Insights Operations

The Speed of Deployment: From Change Sets to CI/CD

Alex

Alex

Strategy Lead

Sep 28, 2025

8 Min Read

Key Takeaways

  • Manual change sets delay releases by an average of 11 days per sprint.
  • Automated pipelines reduce deployment errors by 73%.
  • CI/CD adoption increases feature velocity by 3.2x within the first year.

Your competitor just launched a feature your sales team has been begging for. Your version? Still waiting in UAT because someone forgot to include a validation rule in the change set. Again.

In modern revenue operations, speed isn’t a luxury—it’s survival. Every week your feature sits in a deployment queue is a week your competitor is closing deals you can’t.

The Cost of Manual

Change sets are Salesforce’s built-in deployment tool. They’re free, they’re familiar, and they’re killing your velocity.

Here’s what a typical change set deployment looks like:

  1. Developer builds feature in sandbox
  2. QA tests and requests changes
  3. Developer makes changes, creates change set
  4. Change set fails due to missing dependency
  5. Developer adds missing components, retries
  6. Change set succeeds but breaks production validation rule
  7. Emergency hotfix deployed manually
  8. Post-mortem scheduled for next week

Total time: 12 days. Actual coding time: 4 hours.

The rest is process overhead.

“If your deployment process requires a war room and a prayer, you need CI/CD.”

The CI/CD Revolution

Continuous Integration / Continuous Deployment transforms Salesforce development from a batch process to a flow:

  • Every commit triggers automated tests in an isolated scratch org
  • Passing tests auto-deploy to staging for human QA
  • Approved changes deploy to production with a single click
  • Rollbacks happen in minutes, not hours

One client went from monthly “release weekends” to deploying 47 times per month. Their CRO stopped asking “when will it be ready?” and started asking “what else can we ship?”

Implementation Path

You don’t need a DevOps PhD to implement CI/CD for Salesforce. Start simple:

Phase 1: Source Control (Week 1)

Move your metadata into Git. Use Salesforce DX to pull your org into version control. Now you have history, branching, and code review.

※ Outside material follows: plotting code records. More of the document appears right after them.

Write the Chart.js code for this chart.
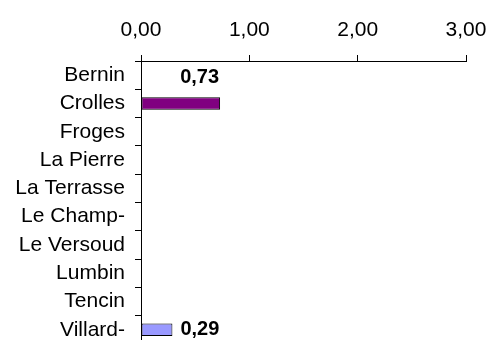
<!DOCTYPE html>
<html>
<head>
<meta charset="utf-8">
<script src="https://cdn.jsdelivr.net/npm/chart.js@4/dist/chart.umd.min.js"></script>
<style>
  html, body { margin: 0; padding: 0; background: #fff; overflow: hidden; }
  #wrap { width: 488px; height: 346px; }
</style>
</head>
<body>
<div id="wrap"><canvas id="chart" width="488" height="346"></canvas></div>
<script>
// Communes shown on the vertical axis
const communes = ['Bernin', 'Crolles', 'Froges', 'La Pierre', 'La Terrasse',
                  'Le Champ-', 'Le Versoud', 'Lumbin', 'Tencin', 'Villard-'];
// Value per commune (empty rows carry no bar)
const valeurs = [0, 0.73, 0, 0, 0, 0, 0, 0, 0, 0.29];
// Horizontal axis ticks
const graduations = [0, 1, 2, 3];

const couleurs = communes.map((c, i) => i === 9 ? '#9999FF' : '#800080');
const fmt = v => v.toFixed(2).replace('.', ',');
const FONT = '"Liberation Sans", Arial, sans-serif';

// Value labels: Crolles label sits one row above its bar, right-aligned on its end;
// Villard label sits just after its bar.
const etiquettes = {
  id: 'etiquettes',
  afterDatasetsDraw(chart) {
    const ctx = chart.ctx;
    const meta = chart.getDatasetMeta(0);
    const yScale = chart.scales.y;
    const row = yScale.getPixelForValue(1) - yScale.getPixelForValue(0);
    ctx.save();
    ctx.font = 'bold 20px ' + FONT;
    ctx.fillStyle = '#000';
    ctx.textBaseline = 'middle';
    meta.data.forEach((bar, i) => {
      const v = valeurs[i];
      if (!v) return;
      if (i === 1) {
        ctx.textAlign = 'right';
        ctx.fillText(fmt(v), bar.x - 1, bar.y - row + 2);
      } else {
        ctx.textAlign = 'left';
        ctx.fillText(fmt(v), bar.x + 8, bar.y);
      }
    });
    ctx.restore();
  }
};

new Chart(document.getElementById('chart'), {
  type: 'bar',
  data: {
    labels: communes,
    datasets: [{
      data: valeurs,
      backgroundColor: couleurs,
      borderColor: '#000',
      borderWidth: 1,
      borderSkipped: false,
      categoryPercentage: 1,
      barPercentage: 0.44
    }]
  },
  options: {
    indexAxis: 'y',
    responsive: false,
    animation: false,
    layout: { padding: { top: 1, right: 22, bottom: 2, left: 0 } },
    plugins: { legend: { display: false }, tooltip: { enabled: false } },
    scales: {
      x: {
        position: 'top',
        min: 0, max: 3,
        afterBuildTicks: s => { s.ticks = graduations.map(v => ({ value: v })); },
        afterFit: s => { s.height = 60; s.paddingLeft = 0; s.paddingRight = 0; },
        ticks: {
          callback: v => fmt(v),
          color: '#000',
          font: { family: FONT, size: 21 },
          padding: 12,
          maxRotation: 0
        },
        grid: { drawOnChartArea: false, tickLength: 6, color: '#000', tickColor: '#000' },
        border: { color: '#000', width: 1 }
      },
      y: {
        afterFit: s => { s.width = 141; s.paddingTop = 0; s.paddingBottom = 0; },
        ticks: {
          color: '#000',
          font: { family: FONT, size: 21 },
          padding: 10,
          autoSkip: false
        },
        grid: { drawOnChartArea: false, tickLength: 6, color: '#000', tickColor: '#000', offset: true },
        border: { color: '#000', width: 1 }
      }
    }
  },
  plugins: [etiquettes]
});
</script>
</body>
</html>
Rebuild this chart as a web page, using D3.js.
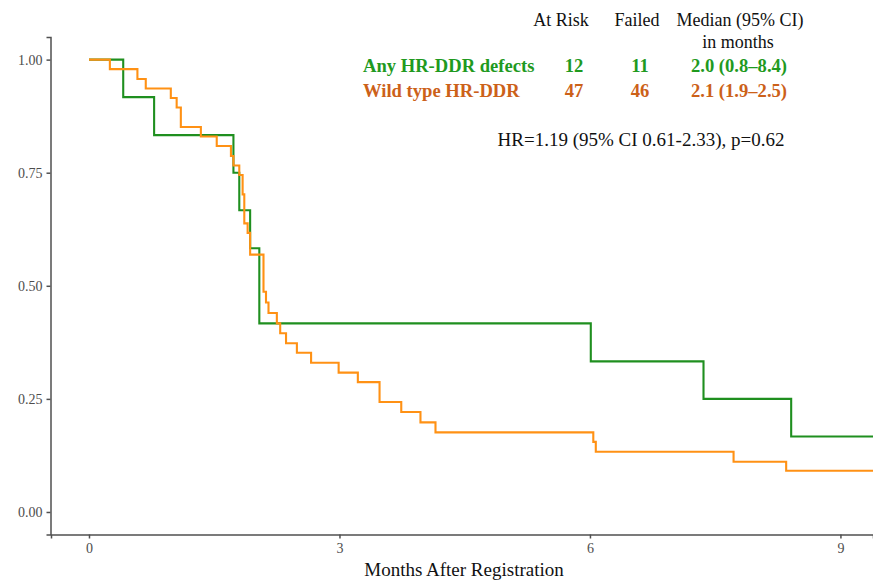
<!DOCTYPE html>
<html>
<head>
<meta charset="utf-8">
<script src="https://cdn.jsdelivr.net/npm/d3@7"></script>
<style>
  html, body { margin: 0; padding: 0; background: #fff; }
  svg { display: block; }
  text { font-family: "Liberation Serif", "Times New Roman", serif; }
</style>
</head>
<body>
<svg id="chart" width="873" height="585"></svg>
<script>
// Kaplan-Meier step estimates (months, survival probability)
const hrddrTimes  = [0, 0.41, 0.78, 1.73, 1.80, 1.93, 2.04, 6.01, 7.36, 8.41];
const hrddrSurv   = [1.0, 0.917, 0.833, 0.750, 0.667, 0.583, 0.417, 0.333, 0.250, 0.167];

const wildTimes = [0, 0.25, 0.58, 0.68, 0.98, 1.05, 1.10, 1.34, 1.53, 1.70, 1.73, 1.80, 1.84, 1.86,
                   1.90, 1.93, 2.09, 2.12, 2.15, 2.25, 2.29, 2.36, 2.49, 2.66, 2.99, 3.22, 3.48,
                   3.74, 3.97, 4.15, 6.04, 6.07, 7.72, 8.35];
const wildSurv  = [1.0, 0.979, 0.957, 0.936, 0.915, 0.894, 0.851, 0.830, 0.809, 0.787, 0.766, 0.745,
                   0.702, 0.638, 0.617, 0.569, 0.487, 0.463, 0.440, 0.417, 0.395, 0.373, 0.352, 0.330,
                   0.308, 0.287, 0.243, 0.221, 0.198, 0.176, 0.155, 0.133, 0.111, 0.091];

const followUpEnd = 9.6;   // last follow-up beyond the plotted window

const xTicks = [0, 3, 6, 9];
const yTicks = [0, 0.25, 0.5, 0.75, 1.0];

const groups = ["Any HR-DDR defects", "Wild type HR-DDR"];
const atRisk = [12, 47];
const failed = [11, 46];
const medianCI = ["2.0 (0.8\u20138.4)", "2.1 (1.9\u20132.5)"];
const hrText = "HR=1.19 (95% CI 0.61-2.33), p=0.62";

const lineColors = ["#1f8f1f", "#ff9114"];
const textColors = ["#1f9a1f", "#cc6119"];

const svg = d3.select("#chart");
const panel = { left: 51, right: 873, top: 37, bottom: 534.6 };

const x = d3.scaleLinear().domain([-0.455, 9.39]).range([panel.left, panel.right]);
const y = d3.scaleLinear().domain([-0.05, 1.05]).range([panel.bottom, panel.top]);

svg.append("defs").append("clipPath").attr("id", "panel-clip")
  .append("rect")
  .attr("x", panel.left).attr("y", panel.top - 5)
  .attr("width", panel.right - panel.left).attr("height", panel.bottom - panel.top + 10);

// Axes
const axisColor = "#505050";
const tickTextColor = "#4d4d4d";

const xAxis = svg.append("g")
  .attr("transform", `translate(0,${Math.round(panel.bottom) - 0.5})`)
  .call(d3.axisBottom(x).tickValues(xTicks).tickFormat(d3.format("d")).tickSizeOuter(0).tickSize(4).tickPadding(5));
xAxis.select(".domain").attr("stroke", axisColor).attr("stroke-width", 1.5);
xAxis.selectAll(".tick line").attr("stroke", axisColor).attr("stroke-width", 1.5);
xAxis.selectAll(".tick text").attr("fill", tickTextColor).style("font-size", "14px")
  .style("font-family", "'Liberation Serif', serif");

const yAxis = svg.append("g")
  .attr("transform", `translate(${panel.left - 0.5},0)`)
  .call(d3.axisLeft(y).tickValues(yTicks).tickFormat(d3.format(".2f")).tickSizeOuter(0).tickSize(4).tickPadding(4));
yAxis.select(".domain").attr("stroke", axisColor).attr("stroke-width", 1.5);
yAxis.selectAll(".tick line").attr("stroke", axisColor).attr("stroke-width", 1.5);
yAxis.selectAll(".tick text").attr("fill", tickTextColor).style("font-size", "14px")
  .style("font-family", "'Liberation Serif', serif");

// Survival curves
const step = d3.line()
  .x(d => x(d[0]))
  .y(d => y(d[1]))
  .curve(d3.curveStepAfter);

const curves = [
  { times: hrddrTimes, surv: hrddrSurv },
  { times: wildTimes, surv: wildSurv }
];

const curveLayer = svg.append("g").attr("clip-path", "url(#panel-clip)");
curves.forEach((c, i) => {
  const pts = c.times.map((t, j) => [t, c.surv[j]]);
  pts.push([followUpEnd, c.surv[c.surv.length - 1]]);
  curveLayer.append("path")
    .datum(pts)
    .attr("fill", "none")
    .attr("stroke", lineColors[i])
    .attr("stroke-width", 2.1)
    .attr("d", step);
});

// Summary table
const colRisk = 574, colFailed = 640, colMedian = 739;
const header = svg.append("g").style("font-size", "18px").attr("fill", "#111");
header.append("text").attr("x", 561).attr("y", 26).attr("text-anchor", "middle").text("At Risk");
header.append("text").attr("x", 637).attr("y", 26).attr("text-anchor", "middle").text("Failed");
header.append("text").attr("x", 740).attr("y", 26).attr("text-anchor", "middle").text("Median (95% CI)");
header.append("text").attr("x", 738).attr("y", 48).attr("text-anchor", "middle").text("in months");

const rowY = [72, 97];
groups.forEach((g, i) => {
  const row = svg.append("g").style("font-size", "18.6px").style("font-weight", "bold").attr("fill", textColors[i]);
  row.append("text").attr("x", 363).attr("y", rowY[i]).text(g);
  row.append("text").attr("x", colRisk).attr("y", rowY[i]).attr("text-anchor", "middle").text(atRisk[i]);
  row.append("text").attr("x", colFailed).attr("y", rowY[i]).attr("text-anchor", "middle").text(failed[i]);
  row.append("text").attr("x", colMedian).attr("y", rowY[i]).attr("text-anchor", "middle").text(medianCI[i]);
});

svg.append("text")
  .attr("x", 641).attr("y", 146).attr("text-anchor", "middle")
  .style("font-size", "19px").attr("fill", "#111")
  .text(hrText);

// Axis title
svg.append("text")
  .attr("x", 464).attr("y", 576).attr("text-anchor", "middle")
  .style("font-size", "19px").attr("fill", "#111")
  .text("Months After Registration");
</script>
</body>
</html>
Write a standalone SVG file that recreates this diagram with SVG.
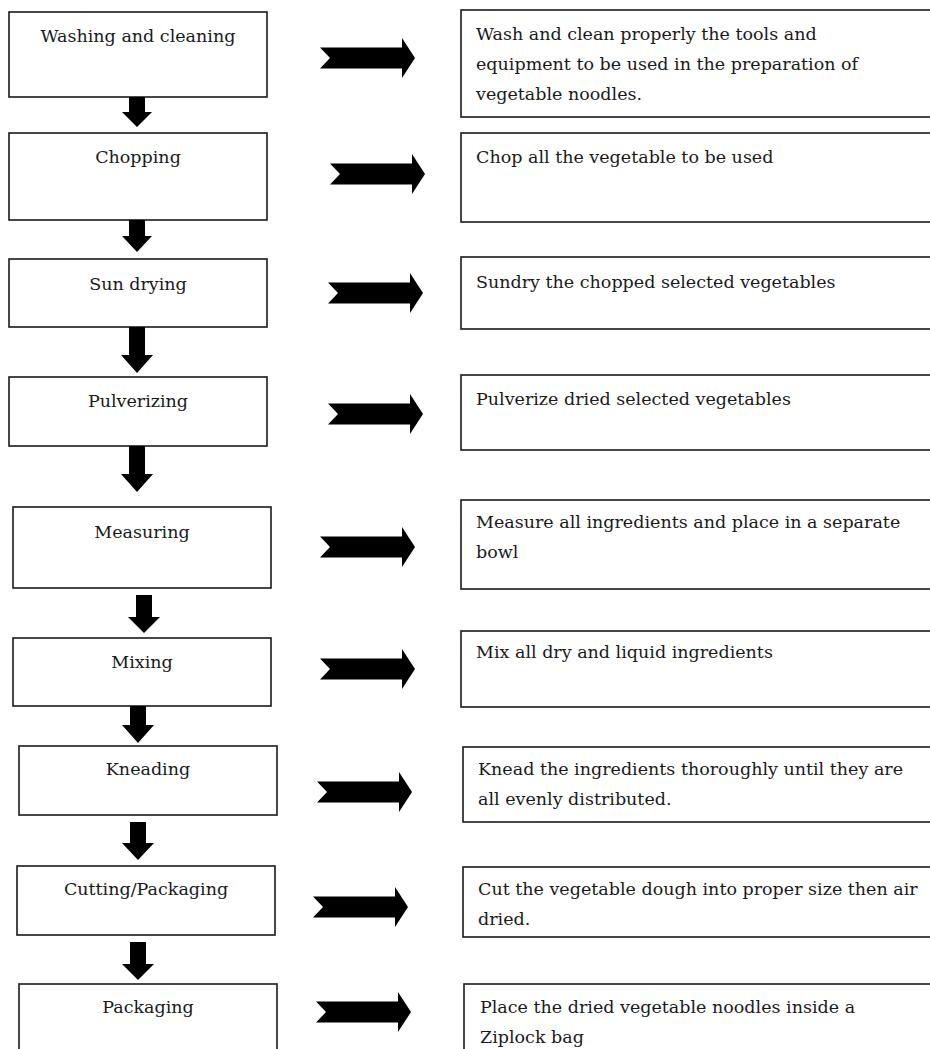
<svg xmlns="http://www.w3.org/2000/svg" xmlns:xlink="http://www.w3.org/1999/xlink" width="930" height="1049" viewBox="0 0 930 1049">
<style>
.box{fill:#fff;stroke:#1a1a1a;stroke-width:1.6}
.lbl{font-family:"DejaVu Serif","Liberation Serif",serif;font-size:17.5px;fill:#1a1a1a;text-anchor:middle}
.txt{font-family:"DejaVu Serif","Liberation Serif",serif;font-size:17.5px;fill:#1a1a1a}
.arr{fill:#000}
</style>
<defs>
<path id="rarrow" d="M0,-10.5 H82 V-20 L95,0 L82,20 V10.5 H0 L10,0 Z"/>
</defs>
<rect width="930" height="1049" fill="#fff"/>

<g id="step1"><rect class="box" x="9" y="12" width="258" height="85"/><text class="lbl" x="138" y="42">Washing and cleaning</text></g>
<g id="step2"><rect class="box" x="9" y="133" width="258" height="87"/><text class="lbl" x="138" y="163">Chopping</text></g>
<g id="step3"><rect class="box" x="9" y="259" width="258" height="68"/><text class="lbl" x="138" y="290">Sun drying</text></g>
<g id="step4"><rect class="box" x="9" y="377" width="258" height="69"/><text class="lbl" x="138" y="407">Pulverizing</text></g>
<g id="step5"><rect class="box" x="13" y="507" width="258" height="81"/><text class="lbl" x="142" y="538">Measuring</text></g>
<g id="step6"><rect class="box" x="13" y="638" width="258" height="68"/><text class="lbl" x="142" y="668">Mixing</text></g>
<g id="step7"><rect class="box" x="19" y="746" width="258" height="69"/><text class="lbl" x="148" y="775">Kneading</text></g>
<g id="step8"><rect class="box" x="17" y="866" width="258" height="69"/><text class="lbl" x="146" y="895">Cutting/Packaging</text></g>
<g id="step9"><rect class="box" x="19" y="984" width="258" height="80"/><text class="lbl" x="148" y="1013">Packaging</text></g>

<g id="desc1"><rect class="box" x="461" y="10" width="480" height="107"/><text class="txt" x="476" y="40">Wash and clean properly the tools and</text><text class="txt" x="476" y="70">equipment to be used in the preparation of</text><text class="txt" x="476" y="100">vegetable noodles.</text></g>
<g id="desc2"><rect class="box" x="461" y="133" width="480" height="89"/><text class="txt" x="476" y="163">Chop all the vegetable to be used</text></g>
<g id="desc3"><rect class="box" x="461" y="257" width="480" height="72"/><text class="txt" x="476" y="288">Sundry the chopped selected vegetables</text></g>
<g id="desc4"><rect class="box" x="461" y="375" width="480" height="75"/><text class="txt" x="476" y="405">Pulverize dried selected vegetables</text></g>
<g id="desc5"><rect class="box" x="461" y="500" width="480" height="89"/><text class="txt" x="476" y="528">Measure all ingredients and place in a separate</text><text class="txt" x="476" y="558">bowl</text></g>
<g id="desc6"><rect class="box" x="461" y="631" width="480" height="76"/><text class="txt" x="476" y="658">Mix all dry and liquid ingredients</text></g>
<g id="desc7"><rect class="box" x="463" y="747" width="480" height="75"/><text class="txt" x="478" y="775">Knead the ingredients thoroughly until they are</text><text class="txt" x="478" y="805">all evenly distributed.</text></g>
<g id="desc8"><rect class="box" x="463" y="867" width="480" height="70"/><text class="txt" x="478" y="895">Cut the vegetable dough into proper size then air</text><text class="txt" x="478" y="925">dried.</text></g>
<g id="desc9"><rect class="box" x="464" y="984" width="480" height="80"/><text class="txt" x="480" y="1013">Place the dried vegetable noodles inside a</text><text class="txt" x="480" y="1043">Ziplock bag</text></g>

<g id="connectors">
<path class="arr" d="M129,97 H145 V112 H152 L137,127 L122,112 H129 Z"/>
<path class="arr" d="M129,220 H145 V236 H152 L137,252 L122,236 H129 Z"/>
<path class="arr" d="M129,327 H145 V355 H153 L137,373 L121,355 H129 Z"/>
<path class="arr" d="M129,446 H145 V474 H153 L137,492 L121,474 H129 Z"/>
<path class="arr" d="M136,595 H152 V617 H160 L144,633 L128,617 H136 Z"/>
<path class="arr" d="M130,706 H146 V725 H154 L138,743 L122,725 H130 Z"/>
<path class="arr" d="M130,822 H146 V843 H154 L138,860 L122,843 H130 Z"/>
<path class="arr" d="M130,942 H146 V964 H154 L138,980 L122,964 H130 Z"/>
<use class="arr" xlink:href="#rarrow" transform="translate(320,58)"/>
<use class="arr" xlink:href="#rarrow" transform="translate(330,174)"/>
<use class="arr" xlink:href="#rarrow" transform="translate(328,293)"/>
<use class="arr" xlink:href="#rarrow" transform="translate(328,414)"/>
<use class="arr" xlink:href="#rarrow" transform="translate(320,547)"/>
<use class="arr" xlink:href="#rarrow" transform="translate(320,669)"/>
<use class="arr" xlink:href="#rarrow" transform="translate(317,792)"/>
<use class="arr" xlink:href="#rarrow" transform="translate(313,907)"/>
<use class="arr" xlink:href="#rarrow" transform="translate(316,1012)"/>
</g>
</svg>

Phase 2: Automated Tests (Week 2-3)

Write tests for critical automations. Focus on revenue-impacting flows first: lead routing, opportunity validation, CPQ rules.

Phase 3: Pipeline Automation (Week 4-6)

Set up GitHub Actions or GitLab CI to run tests on every commit. Auto-deploy to a QA sandbox when tests pass.

Phase 4: Production Pipeline (Week 7+)

Add manual approval gates, then deploy to production through the same pipeline. Now every release is repeatable and auditable.

Measuring ROI

Track these metrics before and after CI/CD adoption:

  • Mean time to deployment (target: under 2 hours)
  • Deployment failure rate (target: under 5%)
  • Features shipped per month (expect 2-3x increase)
  • Emergency hotfixes (should drop to near zero)

The ROI isn’t just speed. It’s predictability. Sales can count on features landing when promised. Marketing can coordinate launches. Customers get fixes before they churn.